Non si seppe mai da dove venne, né come colpì. Né come svanì. E, soprattutto, «non sappiamo se tornerà, sappiamo solo che li abbiamo risvegliati». Sono le parole, inquietanti ma ricche di speranza, del dottor Oliver Sacks, neurologo e autore di «Risvegli», libro pubblicato per la prima volta nel 1973 negli Stati Uniti, uscito in Italia sul finire degli anni Ottanta, declinato sul grande schermo in un film struggente diretto nel 1990 da Penny Marshall con un cast in cui spiccavano Robin Williams e Robert De Niro. La storia è quella della «malattia del sonno» o - per chi la definì scientificamente della cosiddetta «encefalite letargica», misterioso morbo che tra il 1917 e il 1927 colpì diverse persone.
Ad Harold Pinter si deve una versione teatrale dal titolo «A Kind of Alaska», mentre del tutto personale è la versione di Gabriele Calindri (nella foto) che oggi fino a domenica (venerdì e sabato ore 19.30, domenica ore 16.30, ingresso 15 euro, info al sito Factory32.it) va in scena, con il titolo originale «Risvegli», nel suggestivo spazio del Factory32 sui Navigli. «La prima volta che portammo questa pièce in teatro fu quasi in contemporanea con l'uscita del film, e siccome vi lavoravamo da mesi fummo stupiti dalla coincidenza con la pellicola, che fu poi un successo», spiega il regista («per caso», dice lui) Gabriele Calindri, doppiatore, dialoghista e figlio del grande Ernesto Calindri.

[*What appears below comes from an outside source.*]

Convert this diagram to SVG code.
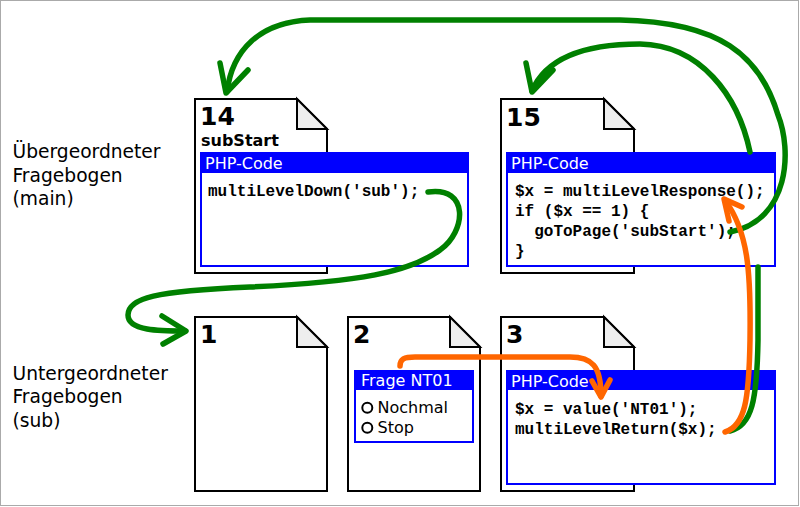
<svg xmlns="http://www.w3.org/2000/svg" width="800" height="507" viewBox="0 0 800 507">
<style>
.page{fill:#fff;stroke:#000;stroke-width:2;stroke-linejoin:miter}
.fold{fill:#eee;stroke:#000;stroke-width:2;stroke-linejoin:miter}
.box{fill:#fff;stroke:#00f;stroke-width:2}
.hdr{fill:#00f}
.hdrt{font-family:"DejaVu Sans",sans-serif;font-size:16px;fill:#fff}
.num{font-family:"DejaVu Sans",sans-serif;font-size:25px;font-weight:bold;fill:#000}
.lbl{font-family:"DejaVu Sans",sans-serif;font-size:18.67px;fill:#000}
.code{font-family:"Liberation Mono",monospace;font-size:16px;font-weight:bold;fill:#000;white-space:pre}
.opt{font-family:"DejaVu Sans",sans-serif;font-size:16px;fill:#000}
.radio{fill:#fff;stroke:#000;stroke-width:2}
.g{fill:none;stroke:#008000;stroke-width:5.5;stroke-linecap:round;stroke-linejoin:round}
.o{fill:none;stroke:#ff6600;stroke-width:5.5;stroke-linecap:round;stroke-linejoin:round}
</style>
<rect x="0.5" y="0.5" width="798" height="505" fill="#fff" stroke="#aaa" stroke-width="1"/>

<g id="label-main">
<text class="lbl" x="12.5" y="158">Übergeordneter</text>
<text class="lbl" x="12.5" y="181.5">Fragebogen</text>
<text class="lbl" x="12.5" y="205">(main)</text>
</g>
<g id="label-sub">
<text class="lbl" x="12.5" y="379.5">Untergeordneter</text>
<text class="lbl" x="12.5" y="403">Fragebogen</text>
<text class="lbl" x="12.5" y="426.5">(sub)</text>
</g>

<g id="page14">
<path class="page" d="M195,99 H297 L327,129 V273 H195 Z"/>
<path class="fold" d="M297,99 V129 H327 Z"/>
<text class="num" x="200" y="124.5" font-size="24">14</text>
<text x="201" y="145.5" font-family="DejaVu Sans,sans-serif" font-size="16" font-weight="bold">subStart</text>
<rect class="box" x="201" y="153" width="267" height="113"/>
<rect class="hdr" x="201" y="153" width="267" height="20"/>
<text class="hdrt" x="205" y="168.5">PHP-Code</text>
<text class="code" x="208" y="195.5">multiLevelDown('sub');</text>
</g>

<g id="page1">
<path class="page" d="M195,317 H297 L327,347 V491 H195 Z"/>
<path class="fold" d="M297,317 V347 H327 Z"/>
<text class="num" x="200" y="343">1</text>
</g>

<g id="page2">
<path class="page" d="M348,317 H450 L480,347 V491 H348 Z"/>
<path class="fold" d="M450,317 V347 H480 Z"/>
<text class="num" x="353" y="343">2</text>
<rect class="box" x="355" y="371" width="118" height="71"/>
<rect class="hdr" x="355" y="371" width="118" height="19"/>
<text class="hdrt" x="361" y="386">Frage NT01</text>
<circle class="radio" cx="367.3" cy="407.7" r="5"/>
<circle class="radio" cx="367.3" cy="427.7" r="5"/>
<text class="opt" x="377.5" y="413">Nochmal</text>
<text class="opt" x="377.5" y="433">Stop</text>
</g>

<g id="page3">
<path class="page" d="M501,317 H604 L634,347 V491 H501 Z"/>
<path class="fold" d="M604,317 V347 H634 Z"/>
<text class="num" x="506" y="343">3</text>
<rect class="box" x="507" y="371" width="268" height="113"/>
<rect class="hdr" x="507" y="371" width="268" height="19"/>
<text class="hdrt" x="511" y="386.5">PHP-Code</text>
<text class="code" x="515" y="413.5">$x = value('NT01');</text>
<text class="code" x="515" y="433.5">multiLevelReturn($x);</text>
</g>

<g id="page15">
<path class="page" d="M501,99 H604 L634,129 V273 H501 Z"/>
<path class="fold" d="M604,99 V129 H634 Z"/>
<text class="num" x="506" y="126">15</text>
<rect class="box" x="507" y="153" width="268" height="113"/>
<rect class="hdr" x="507" y="153" width="268" height="20"/>
<text class="hdrt" x="511" y="168.5">PHP-Code</text>
<text class="code" x="515" y="195.5">$x = multiLevelResponse();</text>
<text class="code" x="515" y="215.5">if ($x == 1) {</text>
<text class="code" x="515" y="235.5">  goToPage('subStart');</text>
<text class="code" x="515" y="255.5">}</text>
</g>

<g id="connectors">
<path class="g" d="M428,192 C470,186 466,232 440,250 C410,272 360,282 250,287 C155,291 128,298 128,315 C128,331 160,331 185,331"/>
<path class="g" d="M162,316 L186,331 L163,344"/>
<path class="g" d="M730,232 C790,220 792,150 778,115 C760,55 720,22 620,20 L310,20 C260,22 232,50 227,92"/>
<path class="g" d="M220,63 L226,93 L248,70"/>
<path class="g" d="M730,431 C752,426 757,400 758,340 L758,267 M750,152 C738,95 700,45 640,44 C580,44 545,60 532,91"/>
<path class="g" d="M526,63 L532,92 L553,70"/>
<path class="o" d="M400,366 C400,359 404,357 415,357 L570,357 C592,357 601,366 601,396"/>
<path class="o" d="M592,381 L601,397 L610,380"/>
<path class="o" d="M725,432 C745,426 749,400 750,340 C751,270 748,232 725,200"/>
<path class="o" d="M729,221 L724,199 L742,207"/>
</g>
</svg>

Portare in scena una storia così drammatica (i pazienti colpiti da virus caddero improvvisamente, o progressivamente come da conseguenza del morbo di Parkinson, in uno stato apparentemente catatonico) è senza dubbio sfidante per i nove attori in scena. «Pensando anche alla ricetta della spagnola "La Fura dels Baus" puntiamo su un'esercitazione tecnica di alto livello spiega Calindri . Può accadere anche che in scena un singolo personaggio venga interpretato nel corso del racconto da diversi attori. L'idea è quella di riprodurre un vortice emotivo nel quale gli attori raccontano mescolandosi di continuo, alternandosi nel ruolo di pazienti, medici, infermieri e parenti. A occupare lo spazio è davvero la storia collettiva.
«La storia di questa malattia è una mia ossessione spiega Calindri - Sono da sempre attratto dai casi di perdita di coscienza o di controllo: questo morbo faceva dormire le persone mentre continuavano a vivere. Ci sono storie sconvolgenti, di pazienti apparentemente addormentati che però riuscivano ad afferrare una palla da baseball se gli veniva lanciata addosso, o di persone rimaste catatoniche per quarant'anni, risvegliandosi in un mondo radicalmente mutato, dove le loro relazioni non esistevano più». La scenografia di «Risvegli» è minimalista: «Un letto, sedie che entrano e escono dalla scena, giochi di luci emotivi, non serve altro spiega ancora il regista . In un certo modo rievochiamo la scrittura di Oliver Sacks, un autore che prediligo per la sua asciuttezza e la sua capacità davvero unica di non esprimere giudizi su alcun protagonista, né positivo né negativo che sia. Lui sa chinarsi su ogni caso umano.
È per questo che la mia speranza è che chi vedrà il nostro "Risvegli" possa davvero immergersi, se ancora non l'ha fatto, nella bibliografia di Oliver Sacks, a cominciare da opere straordinarie come «L'uomo che scambiò sua moglie per un cappello» e «Musicofilia - Racconti sulla musica e il cervello».